Re: Saying Good-bye to Family Home

03/26/18 - posted by Paul Judge

I still dream about the house in San Francisco that I grew up in. I have episodes where I’m back in that house, moving through its rooms, playing again in the backyard or the garage or out front with my pals on the block. In those dreams my childhood house still hosts dinners where my elders now long dead reappear and I experience their warmth and laughter that touched me as a kid. I’m grateful for those dreams. If offered the chance to walk through that house again today, I’d hesitate to do so. I like too much how I recall it from my memory and dreams.

Currently I’m amidst sorting, packing, and disposing or storing the life possessions of an older sister who we recently moved to an assisted care setting. I’m coming across plenty of family heirlooms and collectables that were familiar household objects in the home we grew up. I’m also infilling the narrative of a sibling, half a generation older, who lived an adventurous life and had fulfilling careers.
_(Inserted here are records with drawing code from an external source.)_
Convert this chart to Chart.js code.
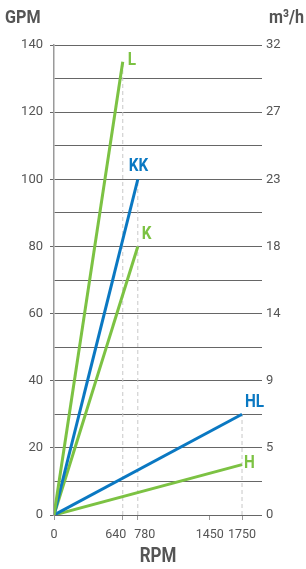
<!DOCTYPE html>
<html>
<head>
<meta charset="utf-8">
<script src="https://cdn.jsdelivr.net/npm/chart.js@4/dist/chart.umd.min.js"></script>
<style>
html,body{margin:0;padding:0;background:#fff;}
#wrap{width:306px;height:569px;position:relative;}
</style>
</head>
<body>
<div id="wrap"><canvas id="c" width="306" height="569"></canvas></div>
<script>
const seriesNames = ['L', 'KK', 'K', 'HL', 'H'];
const seriesRpm = [640, 780, 780, 1750, 1750];
const seriesGpm = [135, 100, 80, 30, 15];
const seriesColors = ['#7cc243', '#0a78c2', '#7cc243', '#0a78c2', '#7cc243'];
const xTicks = [0, 640, 780, 1450, 1750];
const xTickLabels = ['0', '640\u2007\u2007', '\u2007\u2007780', '1450', '1750'];
const gpmTicks = [0, 20, 40, 60, 80, 100, 120, 140];
const m3hLabels = ['0', '5', '9', '14', '18', '23', '27', '32'];
const guideRpm = [640, 780, 1750];
const guideGpm = [135, 100, 30];

const FONT = "'Roboto', 'Liberation Sans', sans-serif";
const TXT = '#555555';

const datasets = [];
guideRpm.forEach((r, i) => {
  datasets.push({
    data: [{x: r, y: 0}, {x: r, y: guideGpm[i]}],
    borderColor: '#c8c8c8', borderWidth: 1, borderDash: [4, 3],
    pointRadius: 0, fill: false, order: 10, yAxisID: 'y', xAxisID: 'x'
  });
});
seriesNames.forEach((n, i) => {
  datasets.push({
    label: n,
    data: [{x: 0, y: 0}, {x: seriesRpm[i], y: seriesGpm[i]}],
    borderColor: seriesColors[i], borderWidth: 3,
    pointRadius: 0, fill: false, order: 1, yAxisID: 'y', xAxisID: 'x'
  });
});

const labelOffsets = {L: [5, -1], KK: [-9, -12.5], K: [4, -12], HL: [3, -11.5], H: [2, -1.5]};

function condensedText(ctx, text, x, y, align, sx) {
  ctx.save();
  ctx.translate(x, y);
  ctx.scale(sx, 1);
  ctx.textAlign = align;
  ctx.fillText(text, 0, 0);
  ctx.restore();
}

const extras = {
  id: 'extras',
  afterDraw(chart) {
    const ctx = chart.ctx;
    const xs = chart.scales.x, ys = chart.scales.y;
    ctx.save();
    ctx.textBaseline = 'middle';
    seriesNames.forEach((n, i) => {
      const px = xs.getPixelForValue(seriesRpm[i]);
      const py = ys.getPixelForValue(seriesGpm[i]);
      const off = labelOffsets[n];
      ctx.fillStyle = seriesColors[i];
      ctx.font = "bold 18px " + FONT;
      condensedText(ctx, n, px + off[0], py + off[1], 'left', 0.85);
    });
    ctx.fillStyle = TXT;
    ctx.font = "bold 19px " + FONT;
    condensedText(ctx, 'GPM', 5, 18, 'left', 0.85);
    condensedText(ctx, 'm³/h', 304, 18, 'right', 0.85);
    ctx.font = "bold 20px " + FONT;
    condensedText(ctx, 'RPM', (chart.chartArea.left + chart.chartArea.right) / 2, 557, 'center', 0.85);
    ctx.restore();
  }
};

new Chart(document.getElementById('c'), {
  type: 'line',
  data: {datasets},
  options: {
    responsive: false,
    animation: false,
    layout: {padding: {top: 45, left: 0, right: 0, bottom: 0}},
    plugins: {legend: {display: false}, tooltip: {enabled: false}},
    scales: {
      x: {
        type: 'linear', position: 'bottom', min: 0, max: 1936,
        afterBuildTicks: s => { s.ticks = xTicks.map(v => ({value: v})); },
        ticks: {color: TXT, font: {family: FONT, size: 12.5}, padding: 7, maxRotation: 0, autoSkip: false,
          callback: v => xTickLabels[xTicks.indexOf(v)]},
        grid: {drawOnChartArea: false, drawTicks: true, tickLength: 5, tickColor: '#999'},
        border: {display: false},
        title: {display: false},
        afterFit: s => { s.height = 54; }
      },
      y: {
        type: 'linear', position: 'left', min: 0, max: 140,
        ticks: {stepSize: 10, color: TXT, font: {family: FONT, size: 13}, padding: 7,
          callback: v => (v % 20 === 0 ? String(v) : '')},
        grid: {color: '#666666', lineWidth: 1, tickLength: 4,
          tickColor: c => (c.tick && c.tick.value % 20 === 0 ? '#666666' : 'rgba(0,0,0,0)')},
        border: {display: true, color: '#9a9a9a', width: 1.5},
        afterFit: s => { s.width = 54; }
      },
      y2: {
        type: 'linear', position: 'right', min: 0, max: 140,
        afterBuildTicks: s => { s.ticks = gpmTicks.map(v => ({value: v})); },
        ticks: {color: TXT, font: {family: FONT, size: 13}, padding: 4,
          callback: v => m3hLabels[gpmTicks.indexOf(v)]},
        grid: {display: false, drawTicks: false},
        border: {display: false},
        afterFit: s => { s.width = 44; }
      }
    }
  },
  plugins: [extras]
});
</script>
</body>
</html>
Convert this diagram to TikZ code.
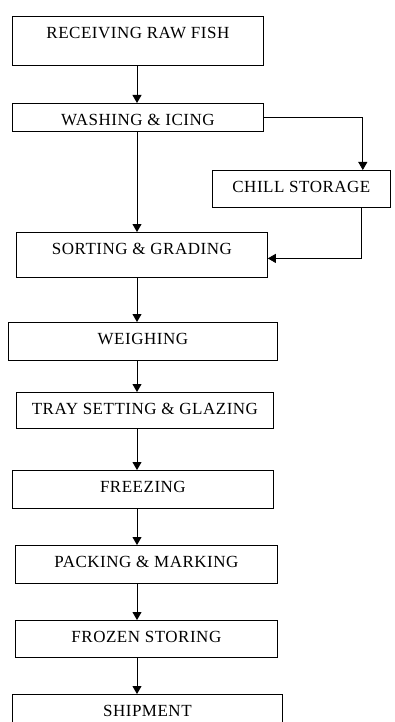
\documentclass[tikz,border=0pt]{standalone}
\usepackage{fontspec}
\setmainfont{Liberation Serif}
\newfontfamily\stagefont[LetterSpace=3]{Liberation Serif}
\usetikzlibrary{arrows.meta}

\begin{document}
\begin{tikzpicture}[x=1pt,y=-1pt,->,>={Triangle[width=9pt,length=8pt]},line width=0.8pt,
  stage/.style={draw,-,anchor=north west,inner xsep=0pt,inner ysep=0pt,text height=22pt,
    font=\stagefont\fontsize{17}{20}\selectfont}]
\useasboundingbox (0,0) rectangle (395,722);
\coordinate (spine) at (137,0);
\node[stage,minimum width=251pt,text depth=27pt] (receiving) at (12,16) {RECEIVING RAW FISH};
\node[stage,minimum width=251pt,text depth=6pt] (washing) at (12,103) {WASHING \& ICING};
\node[stage,minimum width=178pt,text depth=15pt] (chill) at (212,170) {CHILL STORAGE};
\node[stage,minimum width=251pt,text depth=23pt] (sorting) at (16,232) {SORTING \& GRADING};
\node[stage,minimum width=269pt,text depth=16pt] (weighing) at (8,322) {WEIGHING};
\node[stage,minimum width=257pt,text depth=14pt] (tray) at (16,392) {TRAY SETTING \& GLAZING};
\node[stage,minimum width=261pt,text depth=16pt] (freezing) at (12,470) {FREEZING};
\node[stage,minimum width=262pt,text depth=16pt] (packing) at (15,545) {PACKING \& MARKING};
\node[stage,minimum width=262pt,text depth=15pt] (frozen) at (15,620) {FROZEN STORING};
\node[stage,minimum width=270pt,text depth=24pt] (shipment) at (12,694) {SHIPMENT};
\path
  (receiving.south -| spine) edge (washing.north -| spine)
  (washing.south -| spine) edge (sorting.north -| spine)
  (sorting.south -| spine) edge (weighing.north -| spine)
  (weighing.south -| spine) edge (tray.north -| spine)
  (tray.south -| spine) edge (freezing.north -| spine)
  (freezing.south -| spine) edge (packing.north -| spine)
  (packing.south -| spine) edge (frozen.north -| spine)
  (frozen.south -| spine) edge (shipment.north -| spine);
\draw (washing.east) -| ([xshift=-28pt]chill.north east);
\draw ([xshift=-29pt]chill.south east) |- ([yshift=-3.5pt]sorting.east);
\end{tikzpicture}
\end{document}
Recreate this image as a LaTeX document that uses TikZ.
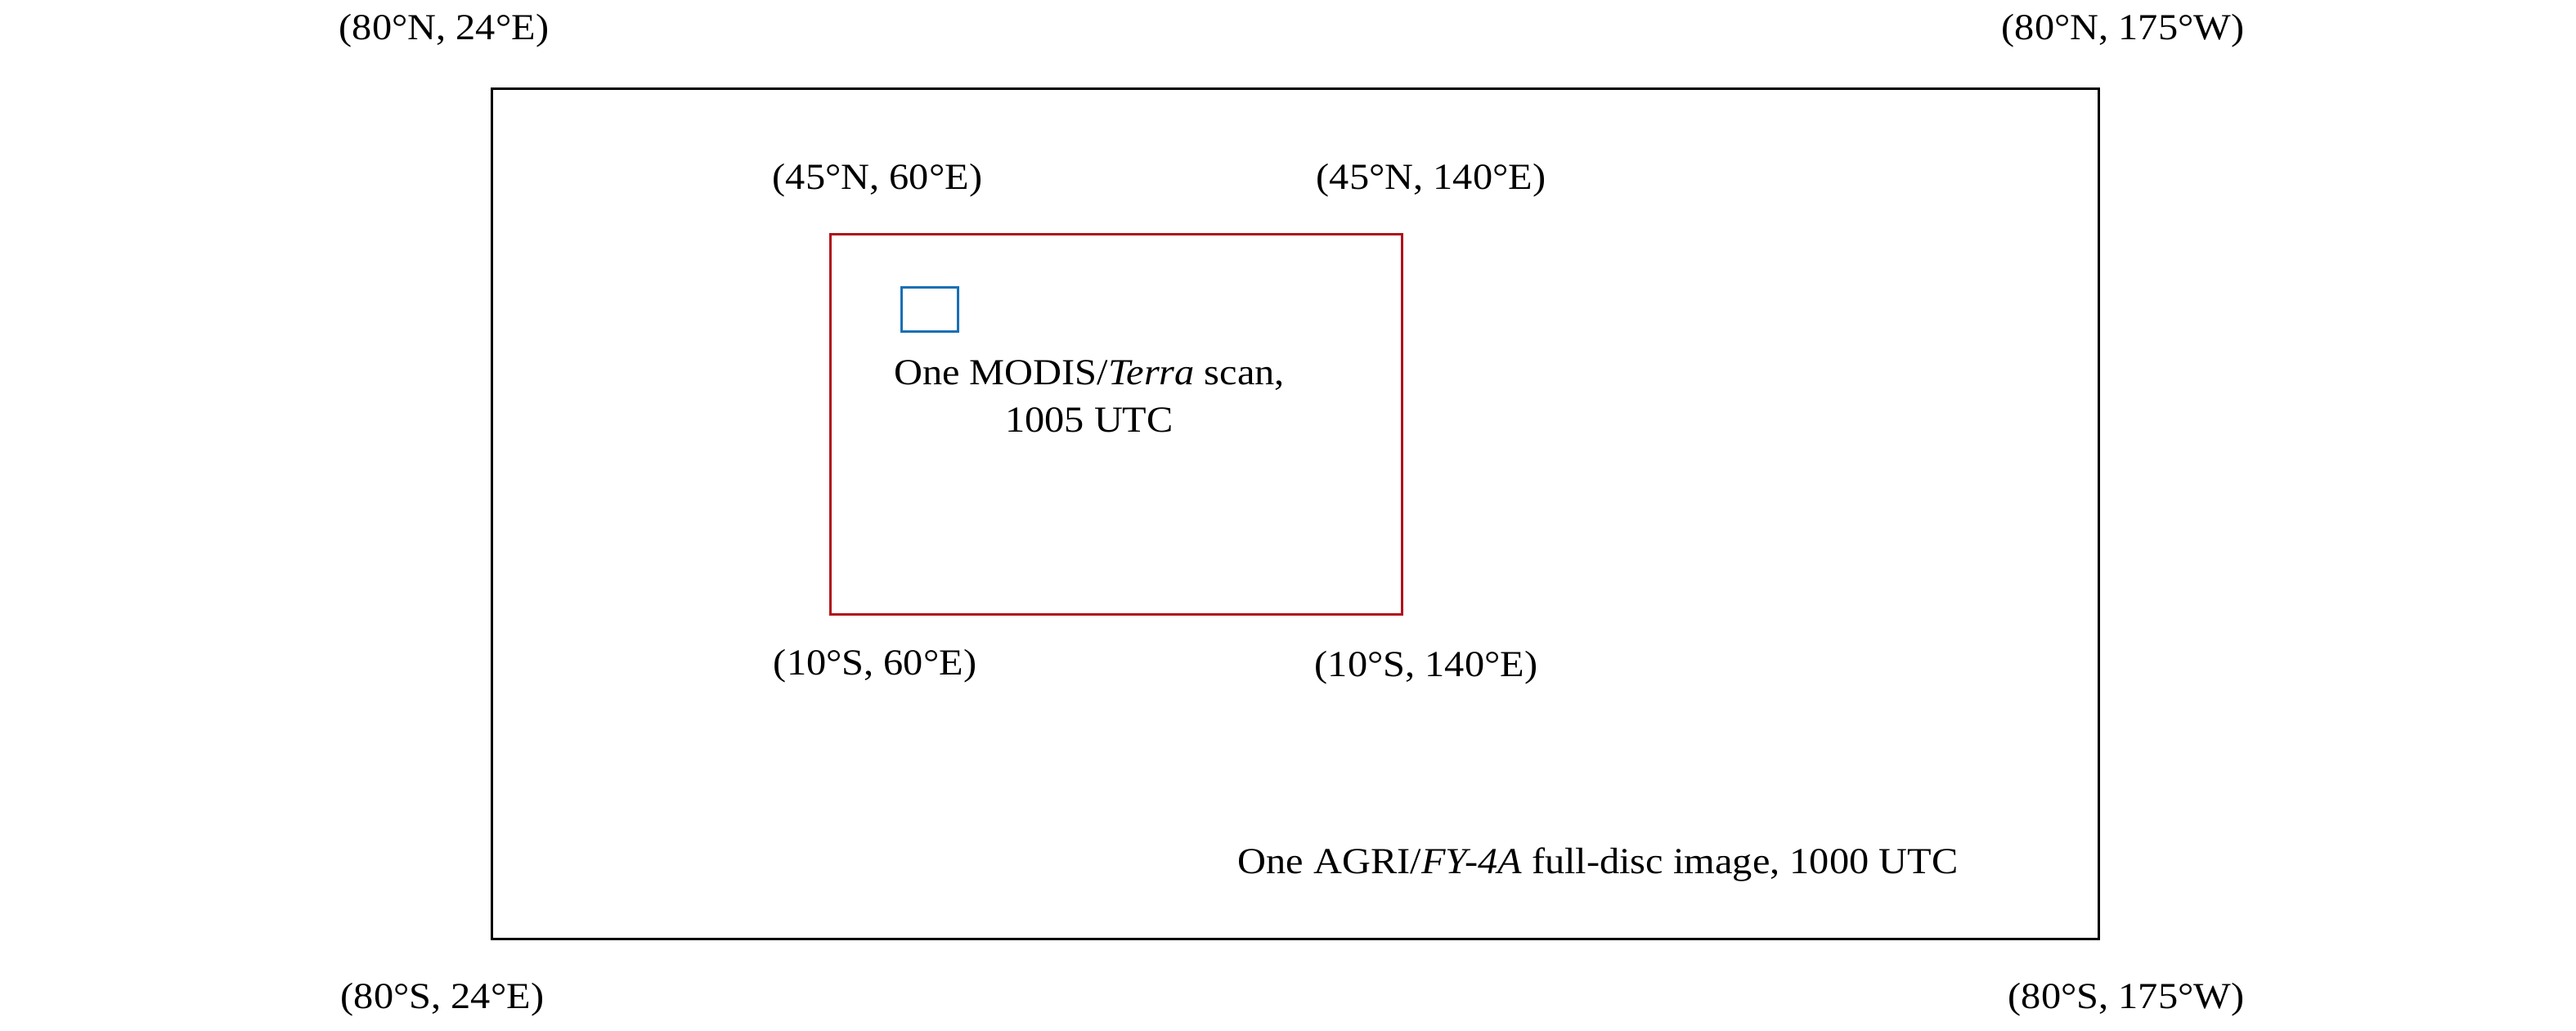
\documentclass[tikz,border=0pt]{standalone}
\usepackage{fontspec}
\setmainfont[FakeStretch=1.075]{Liberation Serif}
\usepackage{xcolor}
\usepackage{tikz}
\usetikzlibrary{positioning}
\definecolor{DomainRed}{HTML}{B0101A}
\definecolor{ScanBlue}{HTML}{1A6FB4}
\definecolor{FrameInk}{HTML}{000000}

\begin{document}
\begin{tikzpicture}[
  x=0.1mm,
  y=-0.1mm,
  font=\fontsize{12.8}{16.5}\selectfont,
  frame/.style={
    draw,
    rectangle,
    inner sep=0pt,
    line width=0.85pt
  },
  discframe/.style={frame, draw=FrameInk, minimum width=196.5mm, minimum height=104mm},
  domainframe/.style={frame, draw=DomainRed, minimum width=69.9mm, minimum height=46.5mm},
  scanframe/.style={frame, draw=ScanBlue, minimum width=6.9mm, minimum height=5.4mm},
  corner/.style={anchor=base, inner sep=0pt, text=FrameInk},
  caption/.style={anchor=base, inner sep=0pt, align=center, text=FrameInk}
]
\useasboundingbox (0,0) rectangle (3150,1260);

\node[discframe] (disc) at (1583.5,628) {};
\node[domainframe] (domain) at (1364.5,518.5) {};
\node[scanframe] (scan) at (1137,378) {};

% full-disc corners
\node[corner] (discnw) at (543,48) {(80°N, 24°E)};
\node[corner] (discne) at (2596,48) {(80°N, 175°W)};
\node[corner] (discsw) at (541,1233) {(80°S, 24°E)};
\node[corner] (discse) at (2600,1233) {(80°S, 175°W)};

% study domain corners
\node[corner] (domainnw) at (1073,231) {(45°N, 60°E)};
\node[corner] (domainne) at (1750,231) {(45°N, 140°E)};
\node[corner] (domainsw) at (1070,825) {(10°S, 60°E)};
\node[corner] (domainse) at (1744,827) {(10°S, 140°E)};

\node[caption] (scantext) at (1332,528) {One MODIS/\textit{Terra} scan,\\1005 UTC};
\node[caption] (disctext) at (1954,1068) {One AGRI/\textit{FY-4A} full-disc image, 1000 UTC};
\end{tikzpicture}
\end{document}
In 1975 a couple of years after dad retired from the waterfront our parents sold the family house in the Outer Richmond and left the fog for the warmth of Santa Rosa. Well into our own lives each of us five kids were focused on shaping and living our lives. We’d dispersed to San Mateo, Marin and Sonoma Counties. Even so the pangs of severance from neighborhood connections and rootedness being third generation San Franciscans had impact. It seemed okay for us kids to flesh out our lives in familiar nearby places but why did mom and dad have to abandon the home we’d grown up in? Well that selfish impulse was disposed of by the glee I saw in our parents benefiting from their new life. They quickly made strong connections in their neighborhood where the next-door neighbor actually was the son of a classmate of dad’s from Sacred Heart. They found other native San Franciscans who’d relocated to the ‘burbs lending credence at the time that the City expanded its influence by populating communities in the greater Bay Area.